En ce qui concerne les retraites, je reconnais que la perspective d'une réforme en profondeur du système crée nombre d'interrogations chez les militaires. Ils sont pour l'essentiel contractuels et n'effectuent pas la totalité de leur carrière au sein du ministère. Leur régime de retraite comprend diverses spécificités, notamment l'existence d'une pension à jouissance immédiate, qui participent à un modèle de gestion des effectifs : les flux de sortie sont importants, à un âge où les militaires peuvent entreprendre une seconde partie de carrière, à la différence d'un agent destiné à passer sa vie professionnelle dans la fonction publique. Le Président de la République lui-même a reconnu la légitimité de ces particularités et assuré de leur prise en considération par la réforme, lorsqu'il s'est adressé aux militaires le 13 juillet dernier. Toutefois, les modalités d'application de ladite réforme aux militaires ne sont pas encore connues. Nous en sommes encore aux balbutiements. Dans cette perspective, j'oeuvre à la sensibilisation du haut-commissaire en charge de la réforme des retraites.

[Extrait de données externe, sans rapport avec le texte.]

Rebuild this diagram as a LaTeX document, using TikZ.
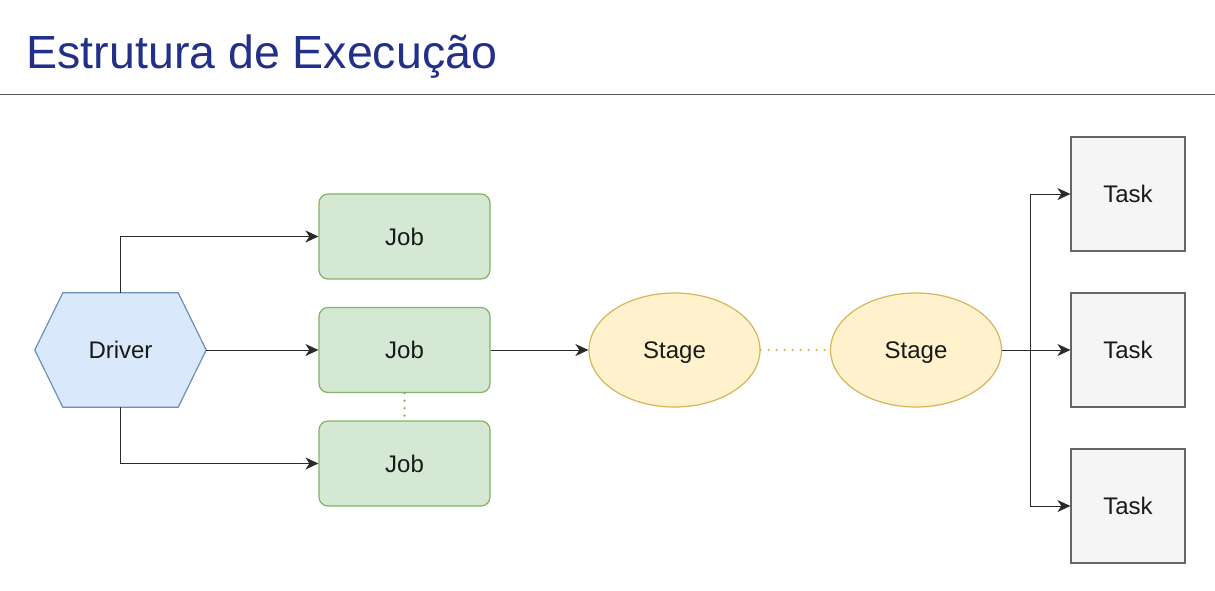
\documentclass[tikz,border=0pt]{standalone}
\usepackage{fontspec}
\setmainfont{Liberation Sans}
\usetikzlibrary{arrows.meta,shapes.geometric,backgrounds}
\definecolor{titleblue}{HTML}{22308A}
\definecolor{rulegray}{HTML}{555555}
\definecolor{drvfill}{HTML}{DAE8FC}
\definecolor{drvline}{HTML}{6C8EBF}
\definecolor{jobfill}{HTML}{D5E8D4}
\definecolor{jobline}{HTML}{82B366}
\definecolor{stgfill}{HTML}{FFF2CC}
\definecolor{stgline}{HTML}{D6B656}
\definecolor{tskfill}{HTML}{F5F5F5}
\definecolor{tskline}{HTML}{666666}
\definecolor{conn}{HTML}{2A2A2A}
\tikzset{
  lbl/.style={font=\fontsize{24}{28}\selectfont, text=black!90, text height=17pt, text depth=0pt},
  drivernode/.style={lbl, minimum width=171pt, minimum height=114pt, inner sep=0pt},
  hexstyle/.style={fill=drvfill, draw=drvline, line width=1.2pt, line join=miter},
  jobbox/.style={lbl, rectangle, rounded corners=9pt, fill=jobfill, draw=jobline, line width=1.2pt, minimum width=171pt, minimum height=85pt, inner sep=0pt},
  stagebox/.style={lbl, ellipse, fill=stgfill, draw=stgline, line width=1.2pt, minimum width=171pt, minimum height=114pt, inner sep=0pt},
  taskbox/.style={lbl, rectangle, fill=tskfill, draw=tskline, line width=1.2pt, minimum width=114pt, minimum height=114pt, inner sep=0pt},
  arr/.style={draw=conn, line width=1pt, -{Stealth[length=13pt,width=12pt,inset=4pt]}},
  dotgreen/.style={draw=jobline, line width=2.6pt, line cap=round, dash pattern=on 0pt off 7.5pt},
  dotgold/.style={draw=stgline, line width=2.6pt, line cap=round, dash pattern=on 0pt off 8pt},
}
\begin{document}
\begin{tikzpicture}[x=1pt,y=-1pt]
\begin{scope}[on background layer]
\fill[white] (0,0) rectangle (1215,590);
\end{scope}
\useasboundingbox (0,0) rectangle (1215,590);
% title
\node[anchor=base west, inner sep=0pt, text=titleblue, font=\fontsize{46.5}{52}\selectfont] (title) at (26.5,68) {Estrutura de Execução};
\coordinate (ruleL) at (0,94.5);
\coordinate (ruleR) at (1215,94.5);
\draw[rulegray, line width=1.7pt] (ruleL) -- (ruleR);
% nodes
\node[drivernode] (driver) at (120.5,350) {Driver};
\begin{scope}[on background layer]
\draw[hexstyle] (driver.west) -- ([xshift=28pt]driver.north west) -- ([xshift=-28pt]driver.north east) -- (driver.east) -- ([xshift=-28pt]driver.south east) -- ([xshift=28pt]driver.south west) -- cycle;
\end{scope}
\node[jobbox] (job1) at (404.5,236.5) {Job};
\node[jobbox] (job2) at (404.5,350) {Job};
\node[jobbox] (job3) at (404.5,463.5) {Job};
\node[stagebox] (stage1) at (674.5,350) {Stage};
\node[stagebox] (stage2) at (916,350) {Stage};
\node[taskbox] (task1) at (1128,194) {Task};
\node[taskbox] (task2) at (1128,350) {Task};
\node[taskbox] (task3) at (1128,506) {Task};
\coordinate (br) at (1030,350);
% connectors
\draw[arr] (driver.north) |- (job1.west);
\draw[arr] (driver.east) -- (job2.west);
\draw[arr] (driver.south) |- (job3.west);
\draw[dotgreen] (job2.south) -- (job3.north);
\draw[arr] (job2.east) -- (stage1.west);
\draw[dotgold] (stage1.east) -- (stage2.west);
\draw[arr] (stage2.east) -- (task2.west);
\draw[arr] (br) |- (task1.west);
\draw[arr] (br) |- (task3.west);
\end{tikzpicture}
\end{document}
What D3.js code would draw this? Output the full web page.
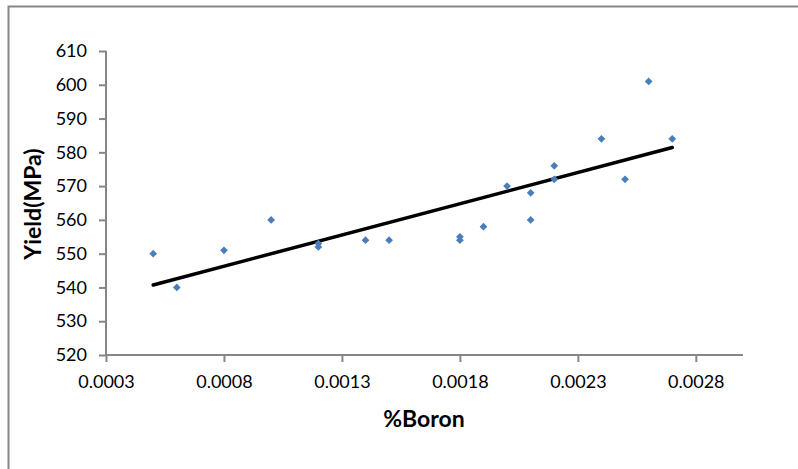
<!DOCTYPE html>
<html>
<head>
<meta charset="utf-8">
<script src="https://cdn.jsdelivr.net/npm/d3@7/dist/d3.min.js"></script>
<style>
  html, body { margin: 0; padding: 0; background: #fff; }
  svg { display: block; }
  text { font-family: Lato, "Open Sans", sans-serif; fill: #000; }
</style>
</head>
<body>
<svg id="chart" width="798" height="469"></svg>
<script>
// Boron content (%) and yield strength (MPa) per sample
const boron = [0.0005, 0.0006, 0.0008, 0.0010, 0.0012, 0.0012, 0.0014, 0.0015,
               0.0018, 0.0018, 0.0019, 0.0020, 0.0021, 0.0021, 0.0022, 0.0022,
               0.0024, 0.0025, 0.0026, 0.0027];
const yieldMPa = [550, 540, 551, 560, 553, 552, 554, 554,
                  555, 554, 558, 570, 568, 560, 576, 572,
                  584, 572, 601, 584];
const xTicks = [0.0003, 0.0008, 0.0013, 0.0018, 0.0023, 0.0028];
const yTicks = [520, 530, 540, 550, 560, 570, 580, 590, 600, 610];
const xTitle = "%Boron";
const yTitle = "Yield(MPa)";

const svg = d3.select("#chart");
const W = 798, H = 469;
const axisColor = "#868686";

// outer chart frame (only the left and top edges fall inside the view)
svg.append("rect")
  .attr("x", 8.5).attr("y", 6.5)
  .attr("width", W + 20).attr("height", H + 20)
  .attr("fill", "none")
  .attr("stroke", axisColor)
  .attr("stroke-width", 2);

const x = d3.scaleLinear().domain([0.0003, 0.0030]).range([106, 743]);
const y = d3.scaleLinear().domain([520, 610]).range([355, 51]);

// y axis
const yAxis = svg.append("g")
  .attr("transform", `translate(${x.range()[0]},0)`)
  .call(d3.axisLeft(y).tickValues(yTicks).tickSize(7).tickPadding(12).tickFormat(d3.format("d")));
// x axis
const xAxis = svg.append("g")
  .attr("transform", `translate(0,${y.range()[0]})`)
  .call(d3.axisBottom(x).tickValues(xTicks).tickSize(7).tickPadding(13).tickFormat(d => d.toFixed(4)));

[yAxis, xAxis].forEach(g => {
  g.select(".domain").attr("stroke", axisColor).attr("stroke-width", 2);
  g.selectAll(".tick line").attr("stroke", axisColor).attr("stroke-width", 2);
  g.selectAll(".tick text").attr("font-size", 18).attr("font-family", "Lato, sans-serif").attr("fill", "#000");
});
xAxis.select(".domain").attr("d", `M${x.range()[0]},0H${x.range()[1]}`);
yAxis.select(".domain").attr("d", `M0,${y.range()[0]}V${y.range()[1]}`);

// least-squares trend line through the samples
const pts = boron.map((b, i) => ({ b, v: yieldMPa[i] }));
const mx = d3.mean(boron), my = d3.mean(yieldMPa);
const sxy = d3.sum(pts, p => (p.b - mx) * (p.v - my));
const sxx = d3.sum(pts, p => (p.b - mx) ** 2);
const slope = sxy / sxx, icpt = my - slope * mx;
const [bMin, bMax] = d3.extent(boron);
const trend = [bMin, bMax].map(b => ({ b, v: icpt + slope * b }));

svg.append("path")
  .datum(trend)
  .attr("d", d3.line().x(d => x(d.b)).y(d => y(d.v)))
  .attr("fill", "none")
  .attr("stroke", "#000")
  .attr("stroke-width", 3.5)
  .attr("stroke-linecap", "round");

// diamond markers
const diamond = d3.symbol().type(d3.symbolSquare).size(30);
svg.append("g").selectAll("path")
  .data(pts)
  .join("path")
  .attr("d", diamond)
  .attr("transform", d => `translate(${x(d.b)},${y(d.v)}) rotate(45)`)
  .attr("fill", "#4a7ebb");

// axis titles
svg.append("text")
  .attr("x", 424).attr("y", 427)
  .attr("text-anchor", "middle")
  .attr("font-size", 23).attr("font-weight", "bold")
  .text(xTitle);

svg.append("text")
  .attr("transform", `translate(41,204) rotate(-90)`)
  .attr("text-anchor", "middle")
  .attr("font-size", 23).attr("font-weight", "bold")
  .text(yTitle);
</script>
</body>
</html>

Je vous indique, monsieur Cadic, que sur les 450 créations de postes prévus par le projet de loi de finances pour 2019, 199 concernent les services de renseignement. Sur ce total, 111 bénéficieront aux trois services du ministère - 55 postes pour la DGSE, 31 pour la DRSD et 25 pour la DRM - soit une augmentation d'1,2 % de leur l'effectif, et 88 créations de postes viendront renforcer la fonction renseignement dans les armées. Nous sommes également engagés dans un processus d'investissement à hauteur d'1,6 milliard d'euros sur la période de la LPM, afin de renforcer nos capacités techniques. Dans ce cadre seront lancés en 2019 des programmes d'achat d'avions de reconnaissance stratégique et de drones, ainsi que la rénovation de nos bâtiments Atlantique 2. Au total, les budgets des trois services de renseignement du ministère augmenteront, en 2019, de 15 %.
Monsieur Allizard, vous m'avez interrogée sur les menaces spatiales et sous-marines. La menace spatiale représente un enjeu essentiel. Nous allons définir une nouvelle doctrine en matière de gouvernance du spatial, actuellement trop disséminée, et renouveler l'ensemble de nos capacités, notamment en matière d'écoutes électromagnétiques, de satellites de télécommunications sécurisées Syracuse 4 et de satellites d'observation optique, dont le premier sera lancé à la fin de l'année 2018. Sur la durée de la LPM, 3,6 milliards d'euros seront consacrés à ces investissements. Comme je l'ai récemment annoncé, certains de ces satellites seront équipés de caméras de surveillance, afin de veiller sur nos capacités spatiales. Nous serons certainement amenés à prendre d'autres décisions dans ce domaine, qui seront annoncées dans les prochains mois. Pour ce qui concerne les menaces sous-marines, sera livré à l'été 2020 le premier sous-marin nucléaire d'attaque de génération Barracuda, qui sera suivi par cinq autres. Nous sommes également engagés dans un programme de systèmes de lutte anti-mines du futur qui devrait permettre d'assurer la sécurité de nos moyens navals.
Nous aurons également de nouveaux moyens pour la protection des ZEE, notamment au bénéfice des Antilles et de la Nouvelle-Calédonie.
La cyber défense européenne est évidemment nécessaire ; nous en discutons avec nos partenaires européens comme au sein de l'OTAN. Je suis donc quelque peu surprise d'entendre que la France ne s'y intéresserait pas, d'autant que nous avons accueilli la conférence de l'OTAN sur le sujet l'an passé à Paris. Je ne pourrai me rendre à Kiev les 7 et 8 novembre, retenue par les festivités du 11 novembre, mais suis disposée à évoquer cette question avec ma collègue ukrainienne.